I just wanted to just add in really briefly is that a lot of our current, the current story that we still tell ourselves in our minds, especially, you know, growing up in a time when men surfing together there was a lot more, you know, like butting heads and a lot of more talks, toxic aspects to that interaction. But I feel like for me, what I have to do is constantly reframe in my head where I'm not informing the present so much about how things used to be, because I honestly think that you know like, especially now, it's like I don't, I'm not exposed to really any super duper toxic stuff in the water?

Speaker 3:

Not at all right super duper toxic stuff in the water. Not at all right, but I I do find sometimes I don't know if it's nostalgia or whatever it is, or just holding on to some kind of like contempt or maybe some feelings that I had about how I was treated surfing is that. It's like almost a demystifying or unromanticizing how I frame what's currently going on with how it was in the past. I think that just us being able to sit down and share these stories is a huge indication of just how far things have come.

Speaker 4:

I agree, I think there's positive changes.

Speaker 3:

But yeah, when you feel slighted or hurt from something in the past, you almost you don't want to in some kind of weird emotional, you know like abuse type of way, like sometimes it's hard to let go of that so. I think that we're all doing good work here and that you know things are, things are good, yeah yeah, well, thank you all.

Speaker 1:

I I really appreciate you guys taking the time to be vulnerable this way, it it? You know I, you know I, had this fear that as we move forward in these kinds of conversations that that vulnerability will have like a negative effect.
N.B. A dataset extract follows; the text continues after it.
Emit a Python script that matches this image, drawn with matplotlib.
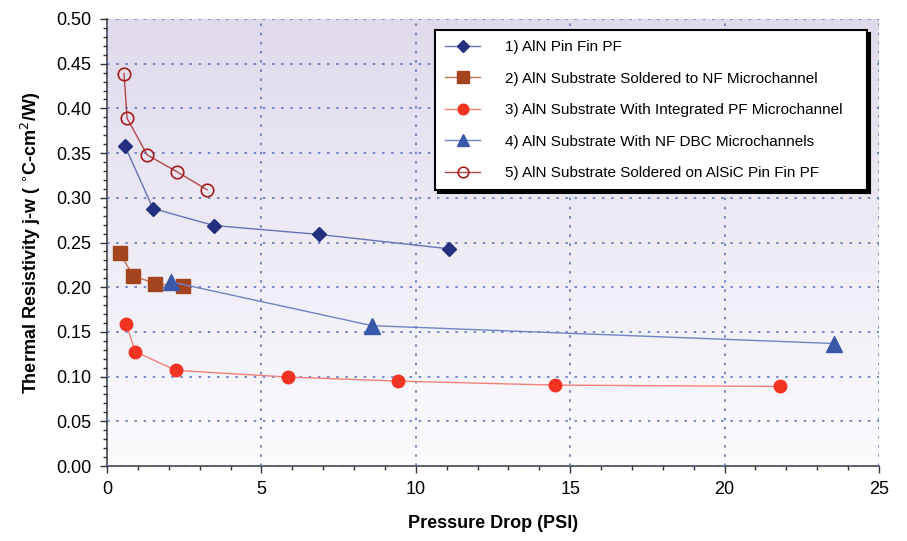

You know, I think when my interview with Nick happened the way it did, it's pretty overwhelming some of the response that we got and you know my wife has had a long time fear of, like I don't want you to be known more than how you're already known Like it's a lot you know and and, uh, you know I have no comment section you know, like there's, there's a lot of things that I am preparing my heart for as this thing gets a little bit more traction of like boy, am I really ready to be in the fire and under the microscope again, cause I lived my whole life that way, you know, being a pastor and all that. So, whatever trepidation I have about that, I really want you guys to all know that I very much feel comfortable with all of you.

Speaker 1:

You know that it really is a privilege to sit here. It doesn't. I don't look at it like I deserve it. It just it looks like privilege to me, for me, and so I appreciate you guys in that way that you're each being vulnerable in your own way, willing to be transparent, the way you have been and and again. You know my motive has always been I'm sharing my story so others might be able to do it better than I did. You know it's. It's not a. You know it's. It's not a, it's not out of selfishness. In that way it's like I want people's lives to be better. So I appreciate that you guys brought that here, you know, with you also. So thanks so much for everything and bless y'all. You all have a good rest of your day. Ciao for now.